> [PROBLEM TO WORK ON]: Starting at the top of the entries below, write out each line up to and including the one containing "(cmp) at (226,103)". Leave the pictures out.

# Start of RECORD EXCERPTS

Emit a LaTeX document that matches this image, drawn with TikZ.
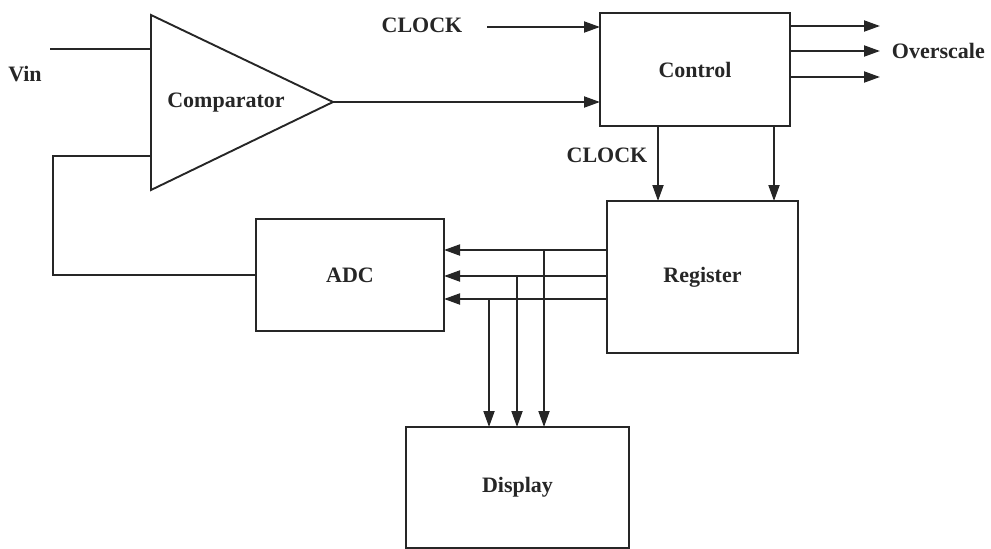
\documentclass[tikz,border=0pt]{standalone}
\usepackage{fontspec}
\setmainfont{Liberation Serif}
\usetikzlibrary{arrows.meta}
\definecolor{ink}{HTML}{262626}
\begin{document}
\begin{tikzpicture}[x=1pt,y=-1pt,
  line width=1.9pt, draw=ink,
  lbl/.style={text=ink, inner sep=0pt, font=\bfseries\fontsize{22}{26}\selectfont},
  blk/.style={draw=ink, line width=1.9pt, outer sep=0pt, inner sep=0pt, text=ink,
              font=\bfseries\fontsize{22}{26}\selectfont},
  arr/.style={-{Triangle[length=16pt,width=11pt]}}]
\useasboundingbox (0,0) rectangle (991,549);

% blocks
\node[blk, minimum width=190, minimum height=113] (ctrl) at (695,69.5) {Control};
\node[blk, minimum width=191, minimum height=152] (reg)  at (702.5,277) {Register};
\node[blk, minimum width=188, minimum height=112] (adc)  at (350,275) {ADC};
\node[blk, minimum width=223, minimum height=121] (disp) at (517.5,487.5) {Display};

% comparator triangle
\coordinate (tA) at (151,15);
\coordinate (cmpOut) at (333,102);
\coordinate (tB) at (151,190);
\draw[line join=miter] (tA) -- (cmpOut) -- (tB) -- cycle;
\node[lbl] (cmp) at (226,103) {Comparator};

% labels
\node[lbl] (vin) at (25,74) {Vin};
\node[lbl] (clk1) at (422,25) {CLOCK};
\node[lbl] (clk2) at (607,155) {CLOCK};
\node[lbl, anchor=west] (ovs) at (891,51) {Overscale};

% coordinates
\coordinate (vinS) at (50,49);
\coordinate (cmpIn1) at (151,49);
\coordinate (cmpIn2) at (151,156);
\coordinate (fbX) at (53,156);
\coordinate (clkS) at (487,27);
\coordinate (o1) at (880,26);
\coordinate (o2) at (880,51);
\coordinate (o3) at (880,77);
\coordinate (c1) at (658,0);
\coordinate (c2) at (774,0);
\coordinate (b1) at (544,250);
\coordinate (b2) at (517,276);
\coordinate (b3) at (489,299);

% connectors
\draw (vinS) -- (cmpIn1);
\draw (cmpIn2) -- (fbX) |- (adc.west);
\draw[arr] (cmpOut) -- (ctrl.west |- cmpOut);
\draw[arr] (clkS) -- (ctrl.west |- clkS);
\draw[arr] (ctrl.east |- o1) -- (o1);
\draw[arr] (ctrl.east |- o2) -- (o2);
\draw[arr] (ctrl.east |- o3) -- (o3);
\draw[arr] (ctrl.south -| c1) -- (reg.north -| c1);
\draw[arr] (ctrl.south -| c2) -- (reg.north -| c2);
\draw[arr] (reg.west |- b1) -- (adc.east |- b1);
\draw[arr] (reg.west |- b2) -- (adc.east |- b2);
\draw[arr] (reg.west |- b3) -- (adc.east |- b3);
\draw[arr] (b1) -- (disp.north -| b1);
\draw[arr] (b2) -- (disp.north -| b2);
\draw[arr] (b3) -- (disp.north -| b3);
\end{tikzpicture}
\end{document}
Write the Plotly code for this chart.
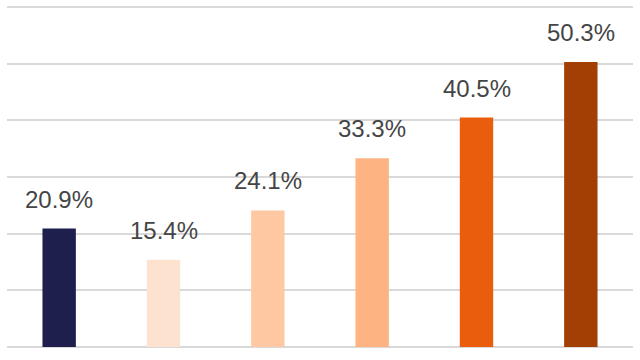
import plotly.graph_objects as go

categories = ["A", "B", "C", "D", "E", "F"]
values = [20.9, 15.4, 24.1, 33.3, 40.5, 50.3]
labels = ["20.9%", "15.4%", "24.1%", "33.3%", "40.5%", "50.3%"]
colors = ["#1f1f4e", "#fde2cf", "#fdc8a2", "#fdb382", "#ea5d0c", "#a33f05"]

fig = go.Figure()
fig.add_trace(go.Bar(x=categories, y=values, marker=dict(color=colors, line=dict(width=0)),
                     hoverinfo="skip"))

for c, v, t in zip(categories, values, labels):
    fig.add_annotation(x=c, y=v, text=t, showarrow=False, yanchor="bottom",
                       yshift=14, font=dict(family="Liberation Sans, Arial, sans-serif",
                                            size=24, color="#454545"))

fig.update_layout(
    width=640, height=360,
    margin=dict(l=7, r=7, t=6, b=13),
    plot_bgcolor="white", paper_bgcolor="white",
    bargap=0.68, showlegend=False,
    xaxis=dict(showticklabels=False, showgrid=False, zeroline=False, showline=False, ticks=""),
    yaxis=dict(range=[0, 60.2], dtick=10, showticklabels=False, showgrid=True,
               gridcolor="#d9d9d9", gridwidth=1.5, zeroline=True, zerolinecolor="#d9d9d9",
               zerolinewidth=1.5, showline=False, ticks=""),
)

fig.write_html("out.html")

# End of RECORD EXCERPTS

> [EXERCISE SOLUTION]:
Emit a LaTeX document that matches this image, drawn with TikZ.
\documentclass[tikz,border=0pt]{standalone}
\usepackage{fontspec}
\setmainfont{Liberation Serif}
\usetikzlibrary{arrows.meta}
\definecolor{ink}{HTML}{262626}
\begin{document}
\begin{tikzpicture}[x=1pt,y=-1pt,
  line width=1.9pt, draw=ink,
  lbl/.style={text=ink, inner sep=0pt, font=\bfseries\fontsize{22}{26}\selectfont},
  blk/.style={draw=ink, line width=1.9pt, outer sep=0pt, inner sep=0pt, text=ink,
              font=\bfseries\fontsize{22}{26}\selectfont},
  arr/.style={-{Triangle[length=16pt,width=11pt]}}]
\useasboundingbox (0,0) rectangle (991,549);

% blocks
\node[blk, minimum width=190, minimum height=113] (ctrl) at (695,69.5) {Control};
\node[blk, minimum width=191, minimum height=152] (reg)  at (702.5,277) {Register};
\node[blk, minimum width=188, minimum height=112] (adc)  at (350,275) {ADC};
\node[blk, minimum width=223, minimum height=121] (disp) at (517.5,487.5) {Display};

% comparator triangle
\coordinate (tA) at (151,15);
\coordinate (cmpOut) at (333,102);
\coordinate (tB) at (151,190);
\draw[line join=miter] (tA) -- (cmpOut) -- (tB) -- cycle;
\node[lbl] (cmp) at (226,103) {Comparator};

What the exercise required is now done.